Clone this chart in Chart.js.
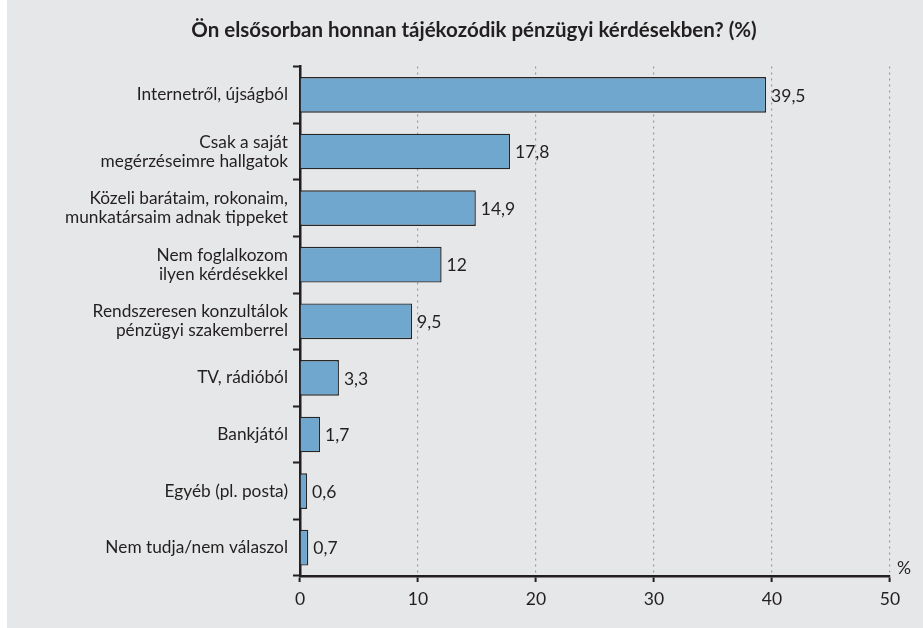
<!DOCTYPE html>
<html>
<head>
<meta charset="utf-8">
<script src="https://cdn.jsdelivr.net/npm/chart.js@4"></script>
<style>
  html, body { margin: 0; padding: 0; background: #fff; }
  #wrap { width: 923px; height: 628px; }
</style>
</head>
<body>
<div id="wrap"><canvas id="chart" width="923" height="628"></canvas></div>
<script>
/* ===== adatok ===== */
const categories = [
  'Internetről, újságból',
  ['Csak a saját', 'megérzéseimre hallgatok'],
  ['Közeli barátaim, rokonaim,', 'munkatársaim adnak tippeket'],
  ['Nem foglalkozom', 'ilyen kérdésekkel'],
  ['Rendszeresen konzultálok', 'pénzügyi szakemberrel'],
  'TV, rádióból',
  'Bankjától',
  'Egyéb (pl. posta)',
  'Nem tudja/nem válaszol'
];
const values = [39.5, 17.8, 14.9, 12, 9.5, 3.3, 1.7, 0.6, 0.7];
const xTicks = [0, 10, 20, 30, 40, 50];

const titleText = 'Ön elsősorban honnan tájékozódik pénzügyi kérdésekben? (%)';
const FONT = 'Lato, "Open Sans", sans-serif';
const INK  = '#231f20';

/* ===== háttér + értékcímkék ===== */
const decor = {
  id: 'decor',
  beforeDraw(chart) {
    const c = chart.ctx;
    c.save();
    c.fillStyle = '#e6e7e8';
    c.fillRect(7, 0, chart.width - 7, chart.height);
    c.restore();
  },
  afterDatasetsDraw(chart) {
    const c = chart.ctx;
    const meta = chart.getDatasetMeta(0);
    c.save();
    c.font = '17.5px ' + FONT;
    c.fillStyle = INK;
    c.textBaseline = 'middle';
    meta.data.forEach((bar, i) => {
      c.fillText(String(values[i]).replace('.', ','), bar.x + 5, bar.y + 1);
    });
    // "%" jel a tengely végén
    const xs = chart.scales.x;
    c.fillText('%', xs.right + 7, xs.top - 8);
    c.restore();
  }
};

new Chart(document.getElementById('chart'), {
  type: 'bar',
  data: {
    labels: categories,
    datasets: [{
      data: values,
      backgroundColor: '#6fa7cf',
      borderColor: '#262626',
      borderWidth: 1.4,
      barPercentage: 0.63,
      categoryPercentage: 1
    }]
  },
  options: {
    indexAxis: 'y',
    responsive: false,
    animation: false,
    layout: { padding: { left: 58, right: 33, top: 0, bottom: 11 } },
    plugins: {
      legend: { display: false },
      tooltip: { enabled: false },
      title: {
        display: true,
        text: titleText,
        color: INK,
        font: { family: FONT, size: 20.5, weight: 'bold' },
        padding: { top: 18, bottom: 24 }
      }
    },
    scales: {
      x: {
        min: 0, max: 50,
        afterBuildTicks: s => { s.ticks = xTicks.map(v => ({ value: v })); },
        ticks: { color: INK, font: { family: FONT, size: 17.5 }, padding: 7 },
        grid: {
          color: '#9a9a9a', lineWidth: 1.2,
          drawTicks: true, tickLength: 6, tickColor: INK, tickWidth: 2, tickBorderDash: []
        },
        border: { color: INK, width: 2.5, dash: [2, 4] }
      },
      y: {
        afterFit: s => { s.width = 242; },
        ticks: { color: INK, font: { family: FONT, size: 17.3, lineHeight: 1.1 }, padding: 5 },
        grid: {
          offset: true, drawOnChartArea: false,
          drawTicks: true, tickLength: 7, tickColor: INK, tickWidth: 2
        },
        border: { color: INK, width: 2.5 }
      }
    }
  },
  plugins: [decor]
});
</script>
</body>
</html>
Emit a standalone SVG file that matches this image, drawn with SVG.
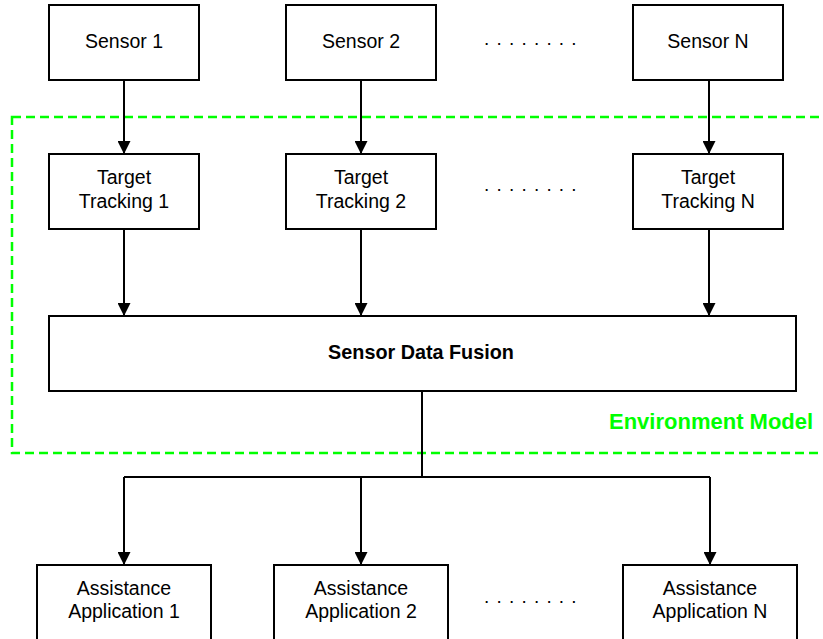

- **Exercise details**:
Reproduce the whole listing above word for word, but not its pictures.

- **Right answer**:
Clone this chart in Chart.js.
<!DOCTYPE html>
<html>
<head>
<meta charset="utf-8">
<script src="https://cdn.jsdelivr.net/npm/chart.js@4"></script>
<style>
  html, body { margin: 0; padding: 0; background: #fff; }
  #wrap { width: 923px; height: 628px; }
</style>
</head>
<body>
<div id="wrap"><canvas id="chart" width="923" height="628"></canvas></div>
<script>
/* ===== adatok ===== */
const categories = [
  'Internetről, újságból',
  ['Csak a saját', 'megérzéseimre hallgatok'],
  ['Közeli barátaim, rokonaim,', 'munkatársaim adnak tippeket'],
  ['Nem foglalkozom', 'ilyen kérdésekkel'],
  ['Rendszeresen konzultálok', 'pénzügyi szakemberrel'],
  'TV, rádióból',
  'Bankjától',
  'Egyéb (pl. posta)',
  'Nem tudja/nem válaszol'
];
const values = [39.5, 17.8, 14.9, 12, 9.5, 3.3, 1.7, 0.6, 0.7];
const xTicks = [0, 10, 20, 30, 40, 50];

const titleText = 'Ön elsősorban honnan tájékozódik pénzügyi kérdésekben? (%)';
const FONT = 'Lato, "Open Sans", sans-serif';
const INK  = '#231f20';

/* ===== háttér + értékcímkék ===== */
const decor = {
  id: 'decor',
  beforeDraw(chart) {
    const c = chart.ctx;
    c.save();
    c.fillStyle = '#e6e7e8';
    c.fillRect(7, 0, chart.width - 7, chart.height);
    c.restore();
  },
  afterDatasetsDraw(chart) {
    const c = chart.ctx;
    const meta = chart.getDatasetMeta(0);
    c.save();
    c.font = '17.5px ' + FONT;
    c.fillStyle = INK;
    c.textBaseline = 'middle';
    meta.data.forEach((bar, i) => {
      c.fillText(String(values[i]).replace('.', ','), bar.x + 5, bar.y + 1);
    });
    // "%" jel a tengely végén
    const xs = chart.scales.x;
    c.fillText('%', xs.right + 7, xs.top - 8);
    c.restore();
  }
};

new Chart(document.getElementById('chart'), {
  type: 'bar',
  data: {
    labels: categories,
    datasets: [{
      data: values,
      backgroundColor: '#6fa7cf',
      borderColor: '#262626',
      borderWidth: 1.4,
      barPercentage: 0.63,
      categoryPercentage: 1
    }]
  },
  options: {
    indexAxis: 'y',
    responsive: false,
    animation: false,
    layout: { padding: { left: 58, right: 33, top: 0, bottom: 11 } },
    plugins: {
      legend: { display: false },
      tooltip: { enabled: false },
      title: {
        display: true,
        text: titleText,
        color: INK,
        font: { family: FONT, size: 20.5, weight: 'bold' },
        padding: { top: 18, bottom: 24 }
      }
    },
    scales: {
      x: {
        min: 0, max: 50,
        afterBuildTicks: s => { s.ticks = xTicks.map(v => ({ value: v })); },
        ticks: { color: INK, font: { family: FONT, size: 17.5 }, padding: 7 },
        grid: {
          color: '#9a9a9a', lineWidth: 1.2,
          drawTicks: true, tickLength: 6, tickColor: INK, tickWidth: 2, tickBorderDash: []
        },
        border: { color: INK, width: 2.5, dash: [2, 4] }
      },
      y: {
        afterFit: s => { s.width = 242; },
        ticks: { color: INK, font: { family: FONT, size: 17.3, lineHeight: 1.1 }, padding: 5 },
        grid: {
          offset: true, drawOnChartArea: false,
          drawTicks: true, tickLength: 7, tickColor: INK, tickWidth: 2
        },
        border: { color: INK, width: 2.5 }
      }
    }
  },
  plugins: [decor]
});
</script>
</body>
</html>
Emit a standalone SVG file that matches this image, drawn with SVG.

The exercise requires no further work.